# PROBLEM DETAILS
Quote every line below exactly as it reads.

══════

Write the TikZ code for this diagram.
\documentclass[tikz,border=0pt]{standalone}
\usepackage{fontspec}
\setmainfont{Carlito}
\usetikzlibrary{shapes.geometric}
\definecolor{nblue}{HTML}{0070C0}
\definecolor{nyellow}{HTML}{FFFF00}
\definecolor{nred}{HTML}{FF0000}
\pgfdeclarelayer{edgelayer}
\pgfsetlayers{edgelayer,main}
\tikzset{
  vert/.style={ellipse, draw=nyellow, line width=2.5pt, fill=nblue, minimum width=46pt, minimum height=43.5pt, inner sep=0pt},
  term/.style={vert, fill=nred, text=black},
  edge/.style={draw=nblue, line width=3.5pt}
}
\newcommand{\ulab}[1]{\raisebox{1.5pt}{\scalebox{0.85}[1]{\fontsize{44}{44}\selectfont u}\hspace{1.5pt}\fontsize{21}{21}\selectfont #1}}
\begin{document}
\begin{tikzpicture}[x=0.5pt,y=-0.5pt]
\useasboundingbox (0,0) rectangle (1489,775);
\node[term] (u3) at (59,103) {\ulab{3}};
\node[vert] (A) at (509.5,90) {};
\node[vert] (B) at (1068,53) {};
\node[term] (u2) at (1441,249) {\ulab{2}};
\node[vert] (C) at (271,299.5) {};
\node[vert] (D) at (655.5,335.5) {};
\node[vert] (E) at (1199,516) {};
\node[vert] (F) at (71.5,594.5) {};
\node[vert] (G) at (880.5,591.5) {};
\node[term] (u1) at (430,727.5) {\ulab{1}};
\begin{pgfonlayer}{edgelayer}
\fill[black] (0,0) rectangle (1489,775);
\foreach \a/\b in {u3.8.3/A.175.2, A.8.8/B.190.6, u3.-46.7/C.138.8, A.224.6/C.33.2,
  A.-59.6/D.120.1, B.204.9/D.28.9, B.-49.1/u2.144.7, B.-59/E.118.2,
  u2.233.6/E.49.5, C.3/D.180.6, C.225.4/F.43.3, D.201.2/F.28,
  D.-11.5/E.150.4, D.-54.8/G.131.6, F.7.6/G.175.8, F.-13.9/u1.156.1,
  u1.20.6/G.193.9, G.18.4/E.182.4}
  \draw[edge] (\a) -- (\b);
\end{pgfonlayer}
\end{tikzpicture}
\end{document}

══════

# FINAL RESULT
Write the TikZ code for this diagram.
\documentclass[tikz,border=0pt]{standalone}
\usepackage{fontspec}
\setmainfont{Carlito}
\usetikzlibrary{shapes.geometric}
\definecolor{nblue}{HTML}{0070C0}
\definecolor{nyellow}{HTML}{FFFF00}
\definecolor{nred}{HTML}{FF0000}
\pgfdeclarelayer{edgelayer}
\pgfsetlayers{edgelayer,main}
\tikzset{
  vert/.style={ellipse, draw=nyellow, line width=2.5pt, fill=nblue, minimum width=46pt, minimum height=43.5pt, inner sep=0pt},
  term/.style={vert, fill=nred, text=black},
  edge/.style={draw=nblue, line width=3.5pt}
}
\newcommand{\ulab}[1]{\raisebox{1.5pt}{\scalebox{0.85}[1]{\fontsize{44}{44}\selectfont u}\hspace{1.5pt}\fontsize{21}{21}\selectfont #1}}
\begin{document}
\begin{tikzpicture}[x=0.5pt,y=-0.5pt]
\useasboundingbox (0,0) rectangle (1489,775);
\node[term] (u3) at (59,103) {\ulab{3}};
\node[vert] (A) at (509.5,90) {};
\node[vert] (B) at (1068,53) {};
\node[term] (u2) at (1441,249) {\ulab{2}};
\node[vert] (C) at (271,299.5) {};
\node[vert] (D) at (655.5,335.5) {};
\node[vert] (E) at (1199,516) {};
\node[vert] (F) at (71.5,594.5) {};
\node[vert] (G) at (880.5,591.5) {};
\node[term] (u1) at (430,727.5) {\ulab{1}};
\begin{pgfonlayer}{edgelayer}
\fill[black] (0,0) rectangle (1489,775);
\foreach \a/\b in {u3.8.3/A.175.2, A.8.8/B.190.6, u3.-46.7/C.138.8, A.224.6/C.33.2,
  A.-59.6/D.120.1, B.204.9/D.28.9, B.-49.1/u2.144.7, B.-59/E.118.2,
  u2.233.6/E.49.5, C.3/D.180.6, C.225.4/F.43.3, D.201.2/F.28,
  D.-11.5/E.150.4, D.-54.8/G.131.6, F.7.6/G.175.8, F.-13.9/u1.156.1,
  u1.20.6/G.193.9, G.18.4/E.182.4}
  \draw[edge] (\a) -- (\b);
\end{pgfonlayer}
\end{tikzpicture}
\end{document}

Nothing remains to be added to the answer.